When Arthur Fry walked into the seminar it was a day like any other. At the front of the room, a development researcher launched into his presentation. “Part of my job is to develop bigger, stronger, tougher adhesives. This,” Spencer Silver admitted pointing to a gooey blob centered on the table in front of him, “is none of those.”
What Silver had discovered was something called microspheres which retain their stickiness but also allowed them to peel off surfaces easily.
Intrigued by the new product Fry experimented with smearing it on one side of a sheet of paper. To his surprise he discovered it could stick to pages in a book and be removed without leaving a sticky residue. Later that week, Fry used his new sticky-sheets to mark pages in his hymn book at church.
Further experimentation led to making the sheets smaller and applying the adhesive, to only half of the sticky side making it easier to peel the note off a page.
Soon Fry and Silver were using the sheets around their office to make notes “What we have here isn’t just a bookmark,” said Fry. “It’s a whole new way to communicate.” That insight led to the “Press ‘n Peel” note pads being circulated throughout 3M and eventually a wide market launch that would elevate the rebranded Post-it Notes to massive success in the US, Canada, and internationally.
Arthur Fry didn’t just invent a new product, he solved a big problem.
If you want to make more money, solve a bigger problem.
Finding a big problem
When I joined three partners to build a business in Antarctica the goal was to get climbers to the highest peak on the continent. As climbers, we saw access to an extremely remote mountain as the most obvious problem to solve.
We were wrong.
The international climbing community is relatively small. And when you try marketing the world’s most expensive climbing expedition it quickly becomes microscopic.
Meanwhile, bringing inexperienced (but wealthy) tourists to the South Pole was a much bigger and more lucrative opportunity. After just one year, revenue from South Pole flights eclipsed the mountain climbing operation and there was a waiting list of enthusiastic travelers wanting to stand at 90 degrees South.
But wait, there was an even bigger problem to solve.
Our ability to provide air and ground support in Antarctica provided long hoped-for fuel to the fires of international expeditions with dreams to conquer the seventh continent. Within only three years we graduated from $25,000 tickets to climb Mt. Vinson or $50,000 to visit the South Pole to $1M plus contracts to provide logistic support to expeditions.
The bigger the problem the bigger the reward.
As someone who has worked with many want-to-be authors, I know few people have the discipline to get their book to the finish line.

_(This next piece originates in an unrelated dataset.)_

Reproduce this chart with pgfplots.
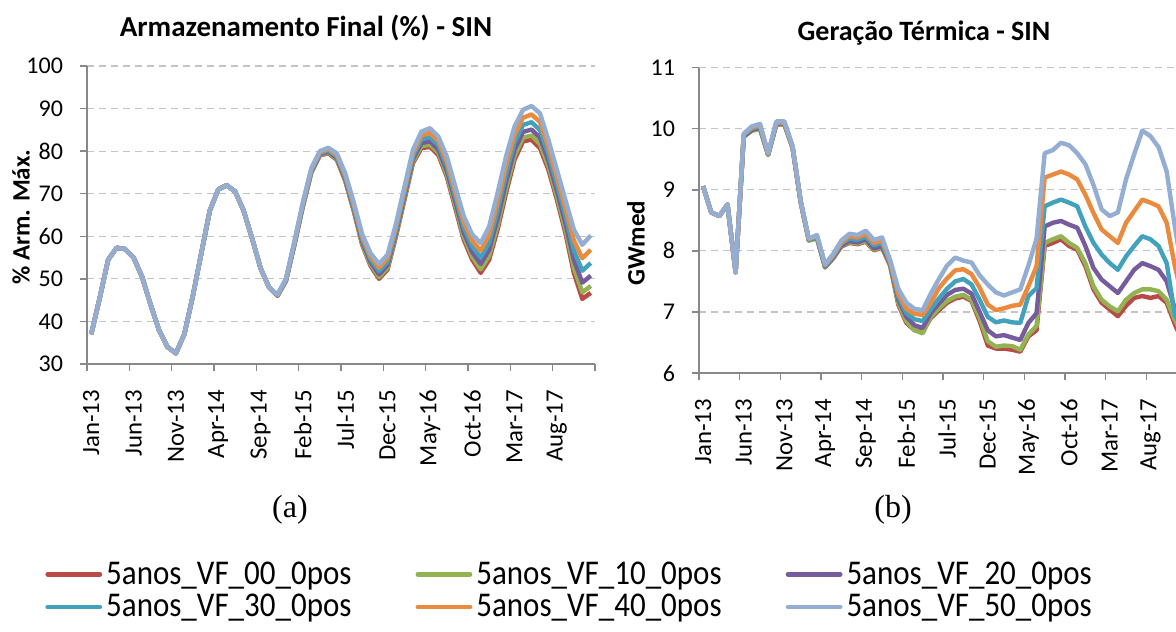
\documentclass[border=0pt]{standalone}
\usepackage{pgfplots}
\pgfplotsset{compat=1.18}
\usepackage{pgfplotstable}
\usepackage{graphicx}
\usepackage{fontspec}
\setmainfont{Carlito}
\newfontfamily\timesfont{Liberation Serif}

\definecolor{c00}{HTML}{B94A46}
\definecolor{c10}{HTML}{93B352}
\definecolor{c20}{HTML}{765C9C}
\definecolor{c30}{HTML}{42A1BC}
\definecolor{c40}{HTML}{EA8A3E}
\definecolor{c50}{HTML}{93ADD3}
\definecolor{axisgray}{HTML}{888888}
\definecolor{gridgray}{HTML}{C4C4C4}

% armazenamento final (% arm. max.), one row per month Jan-13 .. Dec-17
\pgfplotstableread{
x r g p t o lb
0.5 37 37 37 37 37 37
1.5 45.5 45.5 45.5 45.5 45.5 45.5
2.5 54.5 54.5 54.5 54.5 54.5 54.5
3.5 57.3 57.3 57.3 57.3 57.3 57.3
4.5 57 57 57 57 57 57
5.5 55 55 55 55 55 55
6.5 50.5 50.5 50.5 50.5 50.5 50.5
7.5 44 44 44 44 44 44
8.5 38 38 38 38 38 38
9.5 34 34 34 34 34 34
10.5 32.5 32.5 32.5 32.5 32.5 32.5
11.5 37 37 37 37 37 37
12.5 46 46 46 46 46 46
13.5 56 56 56 56 56 56
14.5 66 66 66 66 66 66
15.5 71 71 71 71 71 71
16.5 72 72 72 72 72 72
17.5 70.5 70.5 70.5 70.5 70.5 70.5
18.5 66 66 66 66 66 66
19.5 59.5 59.5 59.5 59.5 59.5 59.5
20.5 52.5 52.5 52.5 52.5 52.5 52.5
21.5 48 48 48 48 48 48
22.5 46 46.04 46.1 46.16 46.23 46.3
23.5 49.5 49.56 49.65 49.76 49.88 50
24.5 58 58.1 58.24 58.42 58.6 58.8
25.5 67 67.12 67.3 67.52 67.75 68
26.5 75 75.12 75.3 75.52 75.75 76
27.5 79 79.12 79.3 79.52 79.75 80
28.5 79.5 79.66 79.89 80.18 80.48 80.8
29.5 78 78.18 78.45 78.78 79.13 79.5
30.5 73 73.22 73.54 73.94 74.35 74.8
31.5 66 66.24 66.6 67.04 67.5 68
32.5 58 58.3 58.75 59.3 59.88 60.5
33.5 53 53.36 53.9 54.56 55.25 56
34.5 50 50.42 51.05 51.82 52.63 53.5
35.5 52.2 52.62 53.25 54.02 54.83 55.7
36.5 60 60.36 60.9 61.56 62.25 63
37.5 68.6 68.97 69.53 70.21 70.93 71.7
38.5 77.2 77.57 78.13 78.81 79.53 80.3
39.5 80.7 81.17 81.87 82.73 83.63 84.6
40.5 81 81.53 82.32 83.29 84.3 85.4
41.5 79.1 79.62 80.39 81.34 82.33 83.4
42.5 74 74.56 75.41 76.44 77.53 78.7
43.5 66.6 67.21 68.13 69.25 70.43 71.7
44.5 59.2 59.86 60.85 62.06 63.33 64.7
45.5 54.5 55.21 56.27 57.57 58.93 60.4
46.5 51.4 52.24 53.5 55.04 56.65 58.4
47.5 54.5 55.44 56.84 58.56 60.35 62.3
48.5 61.6 62.63 64.18 66.07 68.05 70.2
49.5 70.2 71.23 72.78 74.67 76.65 78.8
50.5 78 78.94 80.34 82.06 83.85 85.8
51.5 82.3 83.19 84.52 86.15 87.85 89.7
52.5 82.7 83.65 85.07 86.81 88.63 90.6
53.5 80.7 81.68 83.16 84.96 86.85 88.9
54.5 75.6 76.44 77.7 79.24 80.85 82.6
55.5 68.6 69.44 70.7 72.24 73.85 75.6
56.5 60.8 61.74 63.14 64.86 66.65 68.6
57.5 51.4 52.62 54.46 56.7 59.05 61.6
58.5 45.3 46.82 49.11 51.9 54.83 58
59.5 46.7 48.32 50.75 53.72 56.83 60.2
}\arm

% geracao termica (GWmed)
\pgfplotstableread{
x r g p t o lb
0.5 9.06 9.06 9.06 9.06 9.06 9.06
1.5 8.63 8.63 8.63 8.63 8.63 8.63
2.5 8.57 8.57 8.57 8.57 8.57 8.57
3.5 8.76 8.76 8.76 8.76 8.76 8.76
4.5 7.65 7.65 7.65 7.65 7.65 7.65
5.5 9.87 9.87 9.88 9.9 9.91 9.92
6.5 9.97 9.97 9.98 10.0 10.02 10.04
7.5 10.0 10.0 10.02 10.04 10.06 10.08
8.5 9.57 9.57 9.58 9.58 9.59 9.6
9.5 10.07 10.07 10.08 10.09 10.1 10.12
10.5 10.07 10.07 10.08 10.09 10.1 10.12
11.5 9.69 9.69 9.7 9.7 9.71 9.72
12.5 8.8 8.8 8.8 8.81 8.81 8.82
13.5 8.17 8.17 8.18 8.18 8.19 8.2
14.5 8.21 8.21 8.22 8.23 8.25 8.26
15.5 7.73 7.73 7.74 7.75 7.77 7.78
16.5 7.88 7.88 7.89 7.91 7.93 7.95
17.5 8.07 8.08 8.09 8.12 8.14 8.17
18.5 8.13 8.14 8.16 8.2 8.24 8.28
19.5 8.11 8.12 8.14 8.18 8.22 8.26
20.5 8.15 8.16 8.19 8.23 8.28 8.33
21.5 8.01 8.02 8.04 8.09 8.13 8.18
22.5 8.05 8.06 8.08 8.13 8.17 8.22
23.5 7.76 7.76 7.78 7.8 7.82 7.85
24.5 7.12 7.15 7.2 7.25 7.3 7.38
25.5 6.82 6.85 6.92 6.98 7.05 7.15
26.5 6.7 6.7 6.78 6.88 6.97 7.05
27.5 6.68 6.65 6.74 6.85 6.95 7.03
28.5 6.9 6.92 6.98 7.05 7.15 7.3
29.5 7.03 7.06 7.14 7.22 7.39 7.54
30.5 7.15 7.18 7.28 7.38 7.55 7.76
31.5 7.22 7.25 7.36 7.5 7.68 7.89
32.5 7.25 7.28 7.38 7.54 7.7 7.84
33.5 7.18 7.2 7.3 7.45 7.62 7.81
34.5 6.85 6.9 7.0 7.2 7.4 7.6
35.5 6.45 6.52 6.7 6.92 7.12 7.45
36.5 6.4 6.43 6.6 6.83 7.03 7.32
37.5 6.4 6.45 6.62 6.86 7.06 7.27
38.5 6.38 6.44 6.58 6.83 7.1 7.32
39.5 6.35 6.38 6.54 6.82 7.12 7.37
40.5 6.6 6.63 6.82 7.26 7.42 7.76
41.5 6.7 6.77 6.98 7.39 7.75 8.2
42.5 8.08 8.13 8.4 8.73 9.2 9.6
43.5 8.13 8.19 8.46 8.79 9.25 9.65
44.5 8.19 8.24 8.49 8.84 9.3 9.77
45.5 8.08 8.13 8.43 8.79 9.25 9.73
46.5 8.02 8.05 8.38 8.73 9.17 9.6
47.5 7.75 7.8 8.08 8.4 8.92 9.42
48.5 7.37 7.42 7.72 8.13 8.62 9.08
49.5 7.15 7.2 7.53 7.94 8.35 8.68
50.5 7.04 7.09 7.42 7.8 8.24 8.57
51.5 6.93 7.01 7.31 7.69 8.13 8.63
52.5 7.1 7.2 7.5 7.91 8.46 9.17
53.5 7.23 7.31 7.69 8.08 8.65 9.58
54.5 7.26 7.37 7.8 8.24 8.84 9.97
55.5 7.23 7.37 7.75 8.19 8.79 9.88
56.5 7.26 7.34 7.69 8.08 8.73 9.7
57.5 7.15 7.2 7.5 7.8 8.46 9.3
58.5 6.8 6.87 7.05 6.95 7.75 8.4
59.5 6.5 6.6 6.7 6.7 7.2 7.6
}\ger

\newcommand{\leg}[1]{\scalebox{1}[1.12]{#1}}

\pgfplotsset{
  sinaxis/.style={
    scale only axis, anchor=south west,
    xmin=0, xmax=60,
    axis lines*=left,
    axis line style={draw=axisgray, line width=0.7pt},
    tick align=outside,
    xtick={0.5,5.5,...,55.5},
    xticklabels={Jan-13,Jun-13,Nov-13,Apr-14,Sep-14,Feb-15,Jul-15,Dec-15,May-16,Oct-16,Mar-17,Aug-17},
    minor xtick={0,5,...,60},
    major x tick style={draw=none},
    minor x tick style={draw=axisgray, line width=0.7pt},
    ytick style={draw=axisgray, line width=0.7pt},
    major tick length=3.5pt, minor tick length=3.5pt,
    ymajorgrids,
    grid style={gridgray, line width=0.6pt, dash pattern=on 3.5pt off 2.5pt},
    xticklabel style={font=\fontsize{12.4}{15}\selectfont, rotate=90, anchor=east},
    yticklabel style={font=\fontsize{12}{15}\selectfont},
    xticklabel shift=6pt, yticklabel shift=5pt,
    /pgf/number format/assume math mode=true,
    every axis plot/.append style={line width=2.2pt, line join=round, no markers},
  }
}

\begin{document}
\begin{tikzpicture}
\path[use as bounding box] (0,0) rectangle (588pt,315.5pt);

\begin{axis}[sinaxis, at={(43.5pt,133.5pt)}, width=254pt, height=149pt,
  ymin=30, ymax=100, ytick={30,40,...,100},
  legend columns=3,
  legend style={at={(-0.0827,-0.656)}, anchor=north west, draw=none, fill=none,
    inner sep=0pt, row sep=2pt, font=\fontsize{15.5}{18}\selectfont,
    nodes={inner xsep=2pt, inner ysep=0.8pt},
    /tikz/every even column/.append style={column sep=30pt}},
  legend cell align=left,
  legend image code/.code={\draw[#1, line width=2.4pt, line cap=round] (0pt,0pt) -- (26pt,0pt);}]
  \addplot[c00] table[x=x,y=r] {\arm}; \addlegendentry{\leg{5anos\_VF\_00\_0pos}}
  \addplot[c10] table[x=x,y=g] {\arm}; \addlegendentry{\leg{5anos\_VF\_10\_0pos}}
  \addplot[c20] table[x=x,y=p] {\arm}; \addlegendentry{\leg{5anos\_VF\_20\_0pos}}
  \addplot[c30] table[x=x,y=t] {\arm}; \addlegendentry{\leg{5anos\_VF\_30\_0pos}}
  \addplot[c40] table[x=x,y=o] {\arm}; \addlegendentry{\leg{5anos\_VF\_40\_0pos}}
  \addplot[c50] table[x=x,y=lb] {\arm}; \addlegendentry{\leg{5anos\_VF\_50\_0pos}}
\end{axis}

\begin{axis}[sinaxis, at={(349.5pt,129pt)}, width=244pt, height=152.65pt,
  ymin=6, ymax=11, ytick={6,7,...,11}]
  \addplot[c00] table[x=x,y=r] {\ger};
  \addplot[c10] table[x=x,y=g] {\ger};
  \addplot[c20] table[x=x,y=p] {\ger};
  \addplot[c30] table[x=x,y=t] {\ger};
  \addplot[c40] table[x=x,y=o] {\ger};
  \addplot[c50] table[x=x,y=lb] {\ger};
\end{axis}

\node[font=\bfseries\fontsize{14.5}{17}\selectfont] at (153pt,301.5pt) {Armazenamento Final (\%) - SIN};
\node[font=\bfseries\fontsize{14}{17}\selectfont] at (462pt,299pt) {Geração Térmica - SIN};
\node[rotate=90, font=\bfseries\fontsize{12.5}{14}\selectfont] at (10.5pt,207pt) {\% Arm. Máx.};
\node[rotate=90, font=\bfseries\fontsize{12.5}{14}\selectfont] at (318pt,194pt) {GWmed};
\node[font=\timesfont\fontsize{16}{19}\selectfont] at (145pt,60.5pt) {(a)};
\node[font=\timesfont\fontsize{16}{19}\selectfont] at (446.5pt,60.5pt) {(b)};
\end{tikzpicture}
\end{document}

When my friend Steve Donahue transitioned from best-selling author to helping others write their books he quickly realized the best coaching in the world can’t compete with the inevitable distractions in a client’s life or procrastination. Three-month book coaching contracts were taking a year to complete. Many never finished.
Sometimes the original problem you set out to solve has a bigger cousin even more valuable. After a few years of trying to cajole clients to put words on paper, Steve pivoted to solving the bigger problem of procrastination.
He switched from providing writing coaches to providing ghostwriters. Instead of book projects stretching on for up to a year, clients are getting their completed book in a quarter of the time and Steve gets paid.
Sometimes you own the problem that needs solving.
When my partner, Donna, wrapped up her corporate career and marriage she set off to explore the world and herself. Two years of rock climbing, wildland fire fighting, and travel opened her eyes and appetite for helping other women explore their lives.
With only a small email list and a basic website, she launched a women’s gathering called Women, Wisdom, and Wine (the end of every gathering is celebrated with a glass of wine.). The word got out, the women started to arrive and she now hosts four gathering a month with a digital version opening soon.
How to find a big problem
Starting any new business venture is like stepping into a cloud of competing opportunities—it’s impossible to have perfect visibility. With our Antarctic business, we needed to choose one direction, get started, and learn by doing.
Pivoting from book coaching to ghostwriting solved the same problem but in a better, more effective way.
Launching a women’s mastermind was an unexpected outcome of personal exploration and reflection.
Whatever road takes you to the problem you are called to solve, at some point you need to start walking.